Way back in time I remember opening a thread somewhere on vulnerability . Some things pass by, outgrown, but the reality/idea of vulnerability remains with me. Often I realise how I have sought to bury it beneath various "assurances" that merely seek to tell me that all is well.
"Water and ice"....... We live as though we are frozen. Our personality, what we call “myself,” is knowledge, memory, attitudes, beliefs, and judgments, which have become solid, and so have become like the bars of a cage.
The above from somewhere else but relevant again here. The cage is safety.
Apparently in Japan a monk is called Unsui , which means cloud and water. Moreover, Unsui means the very flexibility, the very liquidity, the very movement of mind, of being. Dogen says that Buddha nature is impermanence. Unsui is a concrete way of talking about impermanence. Most people look upon impermanence as a curse, particularly when impermanence is seen as time passing. When we get to the age of 40 or 50, we begin to feel acutely this passing of time, this impermanence. We come to dread it. We want to find something that is fixed, something that is secure, that is permanent, that we can rely on. “A mighty fortress is our God” sings the choir in Bach’s cantata. Another hymn sings of the “Rock of Ages.”

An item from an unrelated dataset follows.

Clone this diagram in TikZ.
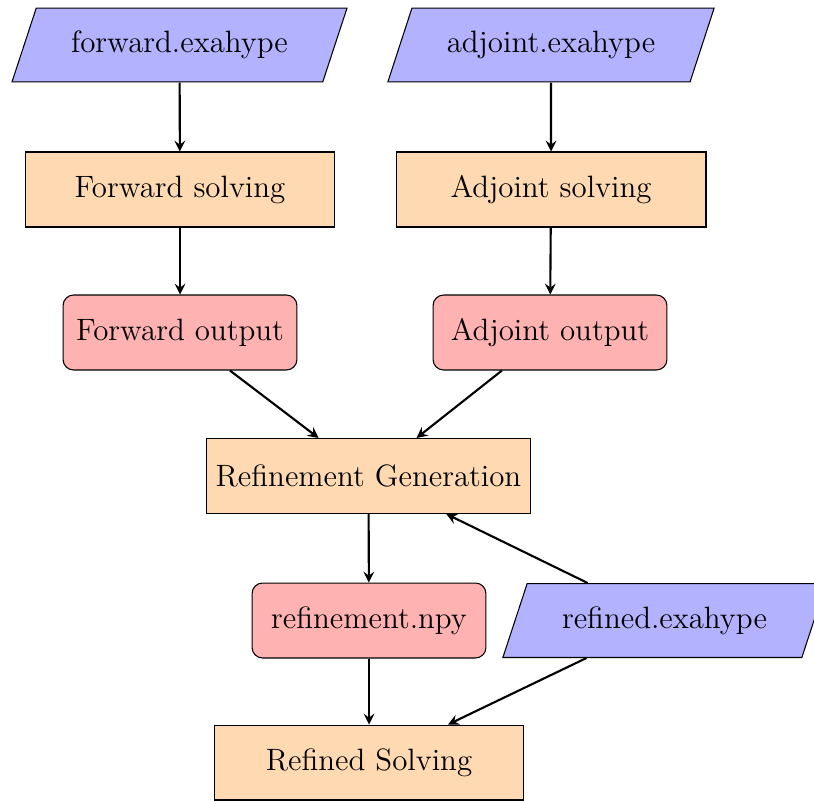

The above is simply taken from a commentary on Hakuin's "Chant" which I've waffled about elsewhere.
I think vulnerability and "truth" go hand in hand. Seeking a "mighty fortress" that protects us is no answer to anything. Reality simply congeals.
Anyway, another lockdown approaches us in the UK. Another couple of days and no more Costa Coffee Shops for at least a month. Yikes!